The Biden administration’s potential curbs on sales of advanced semiconductors to China could undermine huge new government investments in domestic chip-making, the U.S. chip-industry trade group said Monday. The Biden administration is considering a raft of new curbs on the sale of chips to China, aiming to disrupt Beijing’s use of artificial intelligence for hacking and weapons development.
At the same time, the administration is rolling out $39 billion in grants for new U.S. chip-making plants after the passage of the Chips Act last year. “Allowing the industry to have continued access to the China market, the world’s largest commercial market for commodity semiconductors, is important to avoid undermining the positive impact of this effort," the Semiconductor Industry Association, the Washington, D.C.
industry body, said in a written statement.
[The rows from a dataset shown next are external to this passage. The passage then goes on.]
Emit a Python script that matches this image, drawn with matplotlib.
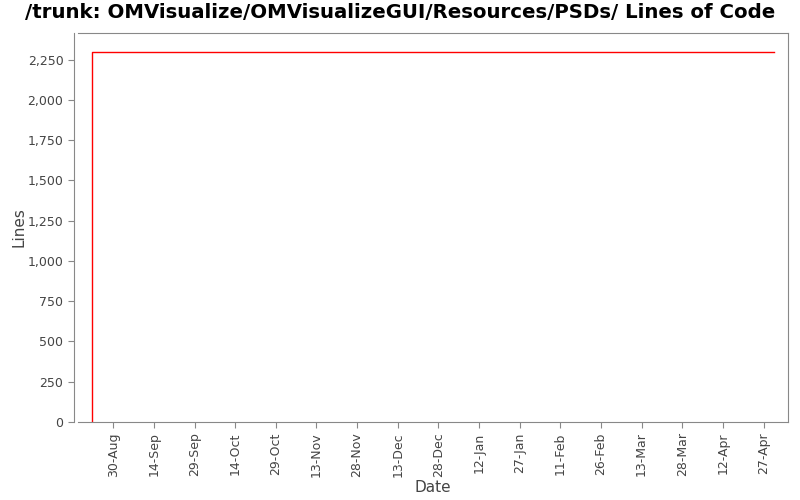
import matplotlib
matplotlib.use("Agg")
import matplotlib.pyplot as plt
from matplotlib.ticker import FuncFormatter
import datetime as dt

# data
dates = [dt.date(2010, 8, 22), dt.date(2010, 8, 22), dt.date(2011, 5, 1)]
lines = [0, 2300, 2300]

tick_dates = [dt.date(2010, 8, 30) + dt.timedelta(days=15 * i) for i in range(17)]
tick_labels = ['30-Aug', '14-Sep', '29-Sep', '14-Oct', '29-Oct', '13-Nov', '28-Nov',
               '13-Dec', '28-Dec', '12-Jan', '27-Jan', '11-Feb', '26-Feb', '13-Mar',
               '28-Mar', '12-Apr', '27-Apr']
y_ticks = [0, 250, 500, 750, 1000, 1250, 1500, 1750, 2000, 2250]

fig = plt.figure(figsize=(8, 5), dpi=100)
ax = fig.add_axes([0.0975, 0.156, 0.8875, 0.778])

ax.plot(dates, lines, color='#ff0000', linewidth=1.0)

ax.set_xlim(dt.date(2010, 8, 17), dt.date(2011, 5, 6))
ax.set_ylim(0, 2415)

ax.set_xticks(tick_dates)
ax.set_xticklabels(tick_labels, rotation=90)
ax.set_yticks(y_ticks)
ax.yaxis.set_major_formatter(FuncFormatter(lambda v, p: f'{int(v):,}'))

for s in ax.spines.values():
    s.set_color('#888888')
ax.spines['left'].set_position(('outward', 3))
ax.tick_params(colors='#888888', labelcolor='#444444', labelsize=9, length=4, width=0.8)

ax.set_xlabel('Date', fontsize=11, color='#444444', labelpad=2)
ax.set_ylabel('Lines', fontsize=11, color='#444444', labelpad=1)
fig.suptitle('/trunk: OMVisualize/OMVisualizeGUI/Resources/PSDs/ Lines of Code',
             fontsize=14.2, fontweight='bold', y=0.995)

fig.savefig('out.png', dpi=100)
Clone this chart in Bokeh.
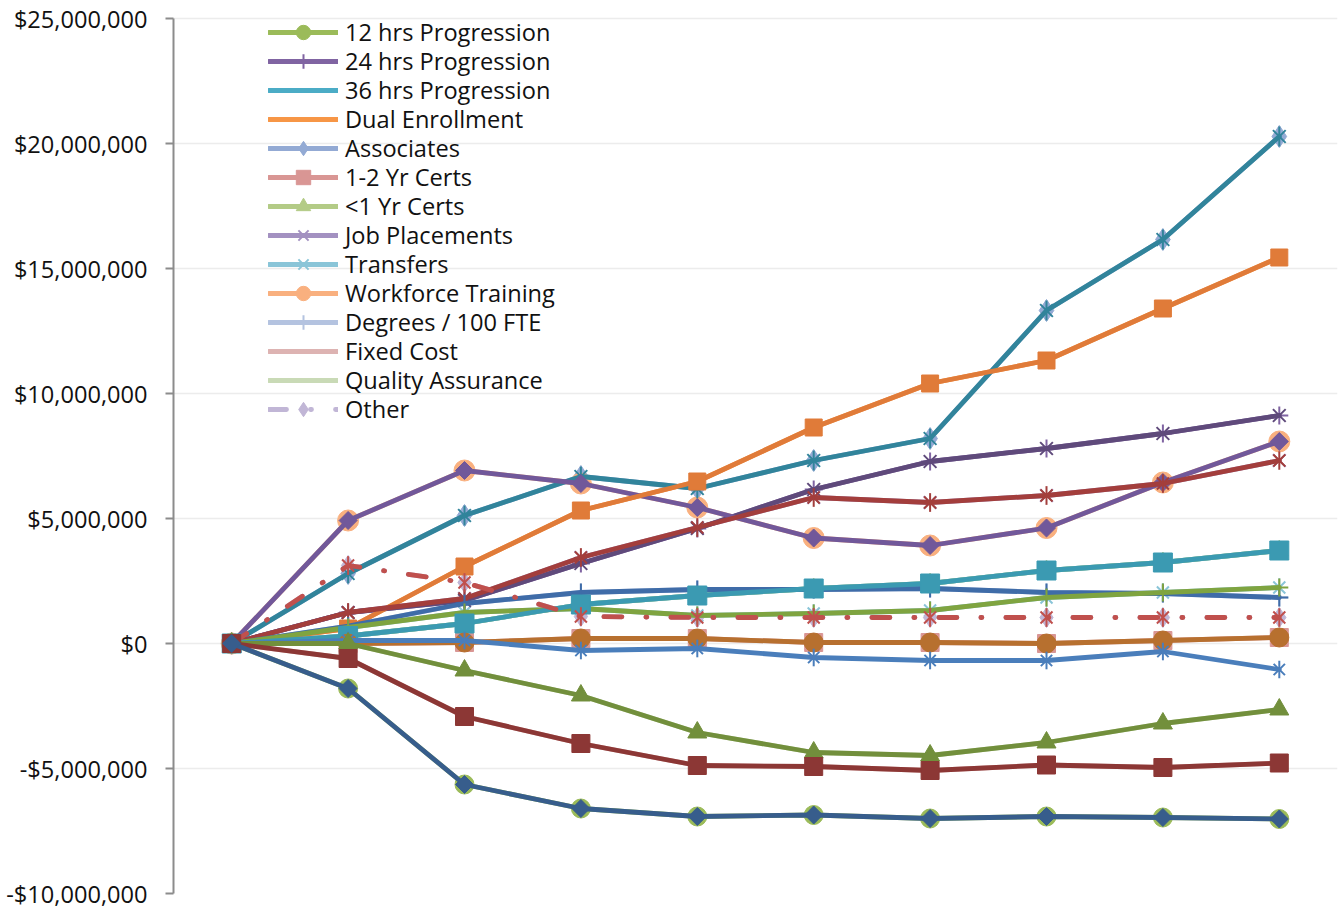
import math
from bokeh.plotting import figure
from bokeh.models import Range1d, FixedTicker, CustomJSTickFormatter, Legend, LegendItem
from bokeh.embed import file_html
from bokeh.resources import INLINE

# ---------------- data (values in millions of dollars) ----------------
periods = [0, 1, 2, 3, 4, 5, 6, 7, 8, 9]
y_ticks = [-10, -5, 0, 5, 10, 15, 20, 25]

teal_star = [0, 2.8, 5.12, 6.68, 6.2, 7.32, 8.2, 13.32, 16.16, 20.28]
orange_square = [0, 0.6, 3.08, 5.32, 6.48, 8.64, 10.4, 11.32, 13.4, 15.44]
purple_x = [0, 1.24, 1.72, 3.2, 4.6, 6.16, 7.28, 7.8, 8.4, 9.12]
red_star = [0, 1.24, 1.8, 3.44, 4.64, 5.84, 5.64, 5.92, 6.4, 7.32]
purple_diamond = [0, 4.92, 6.92, 6.4, 5.44, 4.22, 3.92, 4.62, 6.44, 8.08]
teal_square = [0, 0.3, 0.8, 1.56, 1.92, 2.2, 2.4, 2.92, 3.24, 3.72]
blue_plus = [0, 0.7, 1.6, 2.04, 2.16, 2.16, 2.2, 2.04, 2.0, 1.84]
green_plus = [0, 0.64, 1.24, 1.4, 1.12, 1.2, 1.32, 1.84, 2.04, 2.24]
red_dashdot = [0, 3.12, 2.44, 1.08, 1.04, 1.04, 1.04, 1.04, 1.04, 1.04]
brown_circle = [0, 0.0, 0.04, 0.2, 0.2, 0.04, 0.04, 0.0, 0.12, 0.24]
blue_star = [0, 0.12, 0.12, -0.28, -0.2, -0.56, -0.68, -0.68, -0.32, -1.04]
olive_triangle = [0, 0.0, -1.08, -2.08, -3.56, -4.36, -4.48, -3.96, -3.2, -2.64]
darkred_square = [0, -0.6, -2.92, -4.0, -4.88, -4.92, -5.08, -4.86, -4.96, -4.78]
navy_diamond = [0, -1.8, -5.64, -6.6, -6.92, -6.86, -7.0, -6.92, -6.96, -7.02]

legend_labels = ["12 hrs Progression", "24 hrs Progression", "36 hrs Progression",
                 "Dual Enrollment", "Associates", "1-2 Yr Certs", "<1 Yr Certs",
                 "Job Placements", "Transfers", "Workforce Training",
                 "Degrees / 100 FTE", "Fixed Cost", "Quality Assurance", "Other"]

MILLION = 1_000_000


def dollars(vals):
    return [v * MILLION for v in vals]


FONT = "Open Sans"
FONT_SIZE = "23.6px"
TOP = 13            # frame top in px; the 25M tick sits at 18 px
PX_PER_M = 25       # vertical scale: 25 px per million
y_top = 25 * MILLION + (18 - TOP) / PX_PER_M * MILLION

p = figure(width=1340, height=909, output_backend="svg", toolbar_location=None,
           x_axis_location=None, x_range=Range1d(-0.5, 9.5),
           y_range=Range1d(-10 * MILLION, y_top),
           min_border_left=173, min_border_right=3, min_border_top=TOP, min_border_bottom=16)
p.outline_line_color = None
p.xgrid.visible = False
p.ygrid.grid_line_color = "#ECECEC"
p.ygrid.grid_line_width = 1.5

ax = p.yaxis[0]
ax.bounds = (-10 * MILLION, 25 * MILLION)
ax.ticker = FixedTicker(ticks=dollars(y_ticks))
ax.formatter = CustomJSTickFormatter(code="""
const a = Math.abs(tick).toFixed(0).replace(/\\B(?=(\\d{3})+(?!\\d))/g, ",");
return (tick < 0 ? "-" : "") + "$" + a;
""")
ax.axis_line_color = "#8C8C8C"
ax.axis_line_width = 2
ax.major_tick_line_color = "#8C8C8C"
ax.major_tick_line_width = 2
ax.major_tick_out = 8
ax.major_tick_in = 0
ax.minor_tick_line_color = None
ax.major_label_standoff = 18
ax.major_label_text_font = FONT
ax.major_label_text_font_size = FONT_SIZE
ax.major_label_text_color = "#111111"


def add_markers(xs, ys, kind, color, size):
    rs = []
    if kind is None:
        return rs
    if kind == "circle":
        rs.append(p.scatter(xs, ys, marker="circle", size=size, fill_color=color, line_color=color, line_width=1))
    elif kind == "square":
        rs.append(p.scatter(xs, ys, marker="square", size=size, fill_color=color, line_color=color, line_width=1))
    elif kind == "diamond":
        rs.append(p.scatter(xs, ys, marker="square", size=size / 1.414, angle=math.pi / 4,
                            fill_color=color, line_color=color, line_width=1))
    elif kind == "ldiamond":
        rs.append(p.scatter(xs, ys, marker="diamond", size=size, fill_color=color, line_color=color, line_width=1))
    elif kind == "triangle":
        rs.append(p.scatter(xs, ys, marker="triangle", size=size, fill_color=color, line_color=color, line_width=1))
    elif kind == "x":
        rs.append(p.scatter(xs, ys, marker="x", size=size, line_color=color, line_width=2))
    elif kind == "plus":
        rs.append(p.scatter(xs, ys, marker="cross", size=size, line_color=color, line_width=2))
    elif kind == "star":
        rs.append(p.scatter(xs, ys, marker="x", size=size, line_color=color, line_width=2))
        rs.append(p.scatter(xs, ys, marker="dash", size=size * 1.1, angle=math.pi / 2,
                            line_color=color, line_width=2))
    return rs


def add_series(vals, color, kind, size, dash="solid", lw=4.8):
    ys = dollars(vals)
    ln = p.line(periods, ys, line_color=color, line_width=lw, line_join="round",
                line_cap="round", line_dash=dash)
    return [ln] + add_markers(periods, ys, kind, color, size)


# ---------- legend series (light colours, lying underneath) ----------
light_specs = [
    (navy_diamond, "#9BBB59", "circle", 19, "solid"),
    (purple_x, "#8064A2", "plus", 18, "solid"),
    (teal_square, "#4BACC6", None, 0, "solid"),
    (orange_square, "#F79646", None, 0, "solid"),
    (teal_star, "#93AAD4", "ldiamond", 22, "solid"),
    (brown_circle, "#D99694", "square", 18, "solid"),
    (teal_square, "#B3CB86", "triangle", 18, "solid"),
    (red_star, "#A391C1", "x", 18, "solid"),
    (green_plus, "#8AC5D8", "star", 17, "solid"),
    (purple_diamond, "#F9B07F", "circle", 21, "solid"),
    (blue_plus, "#B4C3E0", "plus", 18, "solid"),
    (darkred_square, "#DDB3B2", None, 0, "solid"),
    (olive_triangle, "#C9DAB6", None, 0, "solid"),
    (red_dashdot, "#C1B6D6", "ldiamond", 20, "18 24 1 24"),
]
items = []
for label, (vals, color, kind, size, dash) in zip(legend_labels, light_specs):
    rs = add_series(vals, color, kind, size, dash)
    items.append(LegendItem(label=label, renderers=rs))

# ---------- visible series (dark colours) ----------
add_series(teal_star, "#31849B", "star", 18)
add_series(purple_x, "#5F4A7B", "x", 18)
add_series(purple_diamond, "#71589A", "diamond", 18)
add_series(orange_square, "#E07B39", "square", 17)
add_series(red_star, "#A33E3C", "star", 17)
add_series(blue_plus, "#3F6CA8", "plus", 18)
add_series(green_plus, "#7FA440", "plus", 18)
add_series(teal_square, "#3B9AB2", "square", 19)
add_series(red_dashdot, "#C0504D", "star", 17, dash="18 24 1 24")
add_series(brown_circle, "#B7702F", "circle", 19)
add_series(blue_star, "#4A7EBB", "star", 16)
add_series(olive_triangle, "#728F3C", "triangle", 19)
add_series(darkred_square, "#8C3735", "square", 18)
add_series(navy_diamond, "#375D8C", "diamond", 18)

# legend: one single-row legend per entry so rows sit 29 px apart
ROW = 29
ITEM_H = 36
frame_h = 909 - TOP - 16
for i, item in enumerate(items):
    center_from_top = (32 - TOP) + ROW * i
    bottom = frame_h - (center_from_top + ITEM_H / 2)
    lg = Legend(items=[item], location=(95, bottom), orientation="vertical",
                padding=0, margin=0, spacing=0, glyph_width=70, glyph_height=ITEM_H,
                label_height=ITEM_H, label_standoff=7, label_text_font=FONT,
                label_text_font_size=FONT_SIZE, label_text_color="#111111",
                background_fill_alpha=0, border_line_alpha=0)
    p.add_layout(lg)

open("out.html", "w").write(file_html(p, INLINE))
U.S. chip companies have long argued that the government should carefully weigh the impact of export restrictions, because sales in China support investments in the U.S.
and help fund research that sustains their technological edge. Chip companies, including the AI-chip leader Nvidia, have been lobbying the administration to refrain from stricter export controls after a ratcheting-up of tensions between the U.S. and China that has centered on the semiconductor and electric-vehicle industries.
Nvidia’s chief financial officer warned of a “permanent loss of opportunities for the U.S. industry" in China if sales of AI chips were prohibited. Restrictions the SIA described as overly broad, ambiguous and at times unilateral “risk diminishing the U.S.